Just as Jeff rightly wants to see some evidence that rushing a prospect wrecks their career, I’d like to see some evidence that rushing prospects wrecks teams’ ability to afford their homegrown stars.
I’ll help you with that one…we have zero shot to win the WS next year. Zero.
An organization with good scouting and player development has few worries. A player then gets to the majors at a good time both for the individual and the team.
Given the alternatives, isn’t bringing Zunino up the right choice? Certainly his defense appears to be major league caliber, and really, how much worse can his offense be than any catcher the Mariners have used this year?
The Mariners were consistent in saying that we would see Zunino sometime this year…why are we quibbling about a few weeks when the alternatives at catcher are so uncompelling?

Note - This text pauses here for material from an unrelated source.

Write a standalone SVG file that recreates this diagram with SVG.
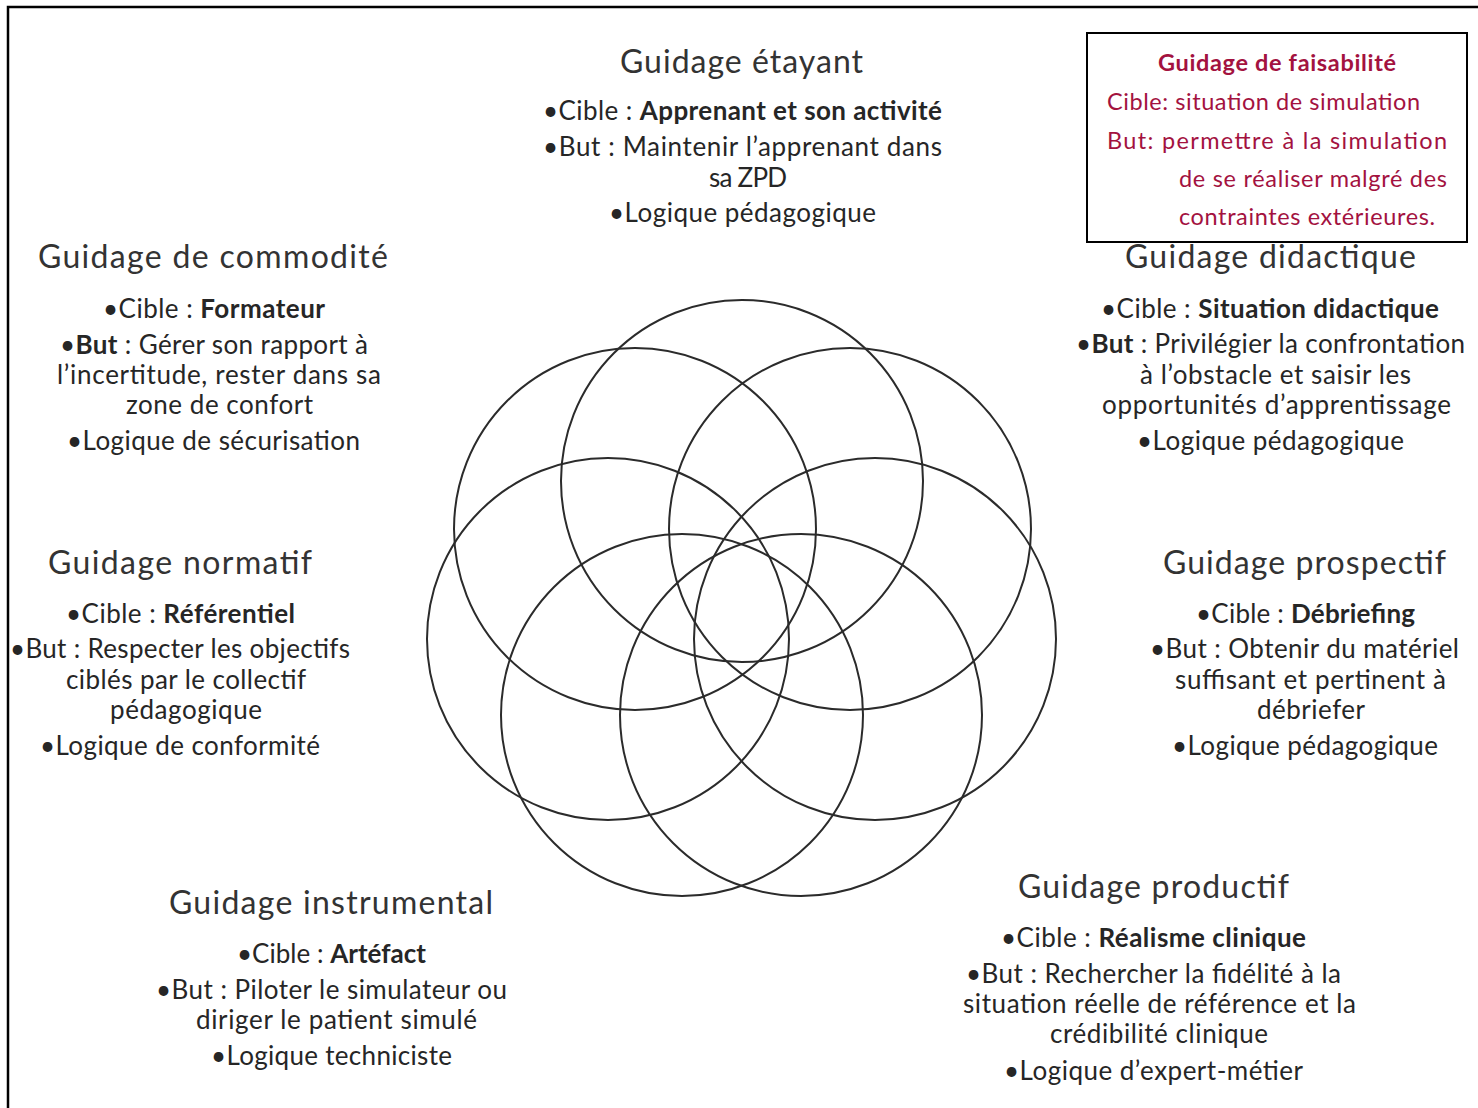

Given that this season is likely lost, as a fan I would much rather see Zunino than anyone else. For that matter, I would like to see Brad Miller at SS, Ackley in CF, Romero in LF, Ramirez in the rotation. The sooner the better.
^ On the money!
At least, I agree with all of it.
One thought that occurred to me is that in the offseason, Jack was quoted saying something to the effect that players with major league experience are much more valuable as trade commodities than are minor league prospects. Assuming he doesn’t completely tank over the rest of the season, would the Mariners be likely to include Zunino in a trade for a premier player like Giancarlo Stanton?